Spike said:So what method do you prefer? ...Taking the top from one successful mold and combine with the bottom of another successful mold, and voilá... a new disc! And then add a millimeter to the rim width to turn a speed 12 disc into a brand new speed 13 disc? ... well, you see my point! Creative? I actually think that there's way too little trial and error attitude in disc design. If a discs design works, then congratulations to the manufacturer! If it doesn't work, it will be dumped eventually. The players will decide the faith of a mold, and from what I know, discs like Riot and Halo are pretty popular. Medius? I don't know.FHthrower said:THEY lose a little credibility when they put slanted rims(Riot) or very shallow rims(Halo), or 64dome(Medius) into their designs. Smells of gimmickry. Who else does that? Oh yes, the vaunted Quest.
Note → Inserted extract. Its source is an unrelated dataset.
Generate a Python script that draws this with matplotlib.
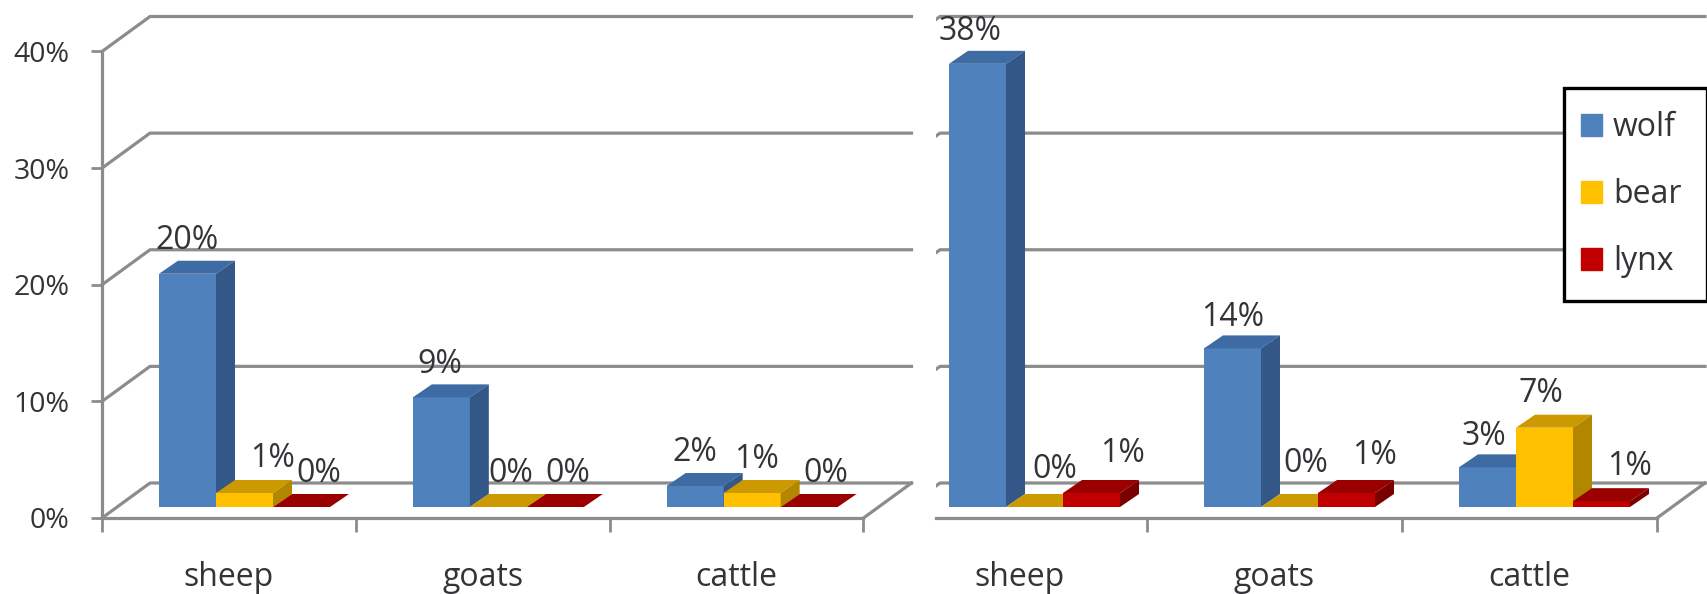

I assume you're primarily talking about Innova, and their tweaking and overlap. The Groove...Innova's a sales whore. But one has to question a company like Latitude 64, only making discs since 2006, to be spewing out new discs every couple months, with lots of meaningless overlap themselves. They have 4 understable midrange. And what about Mirus, Riot, Vision, and now Flow? Geez, slow down and get your discs truly up to snuff first. Lat64 flooding the market with a bunch of "different" discs in such a short time is entirely busines/sales motivated, have no doubt.
Yeh, a lot of it is trial and error...design a disc, it doesn't work out too well, sell it anyways while hyping bogus attributes. The Groove, Dragon, and Monarch come to mind. And a ton of Quest. Name me any Discraft blunders.
BTW, my Discraft/Innova ratio is about 60-40 for drivers, fairway drivers, midrange, and putters...so I'm hardly a Discraft only fanatic.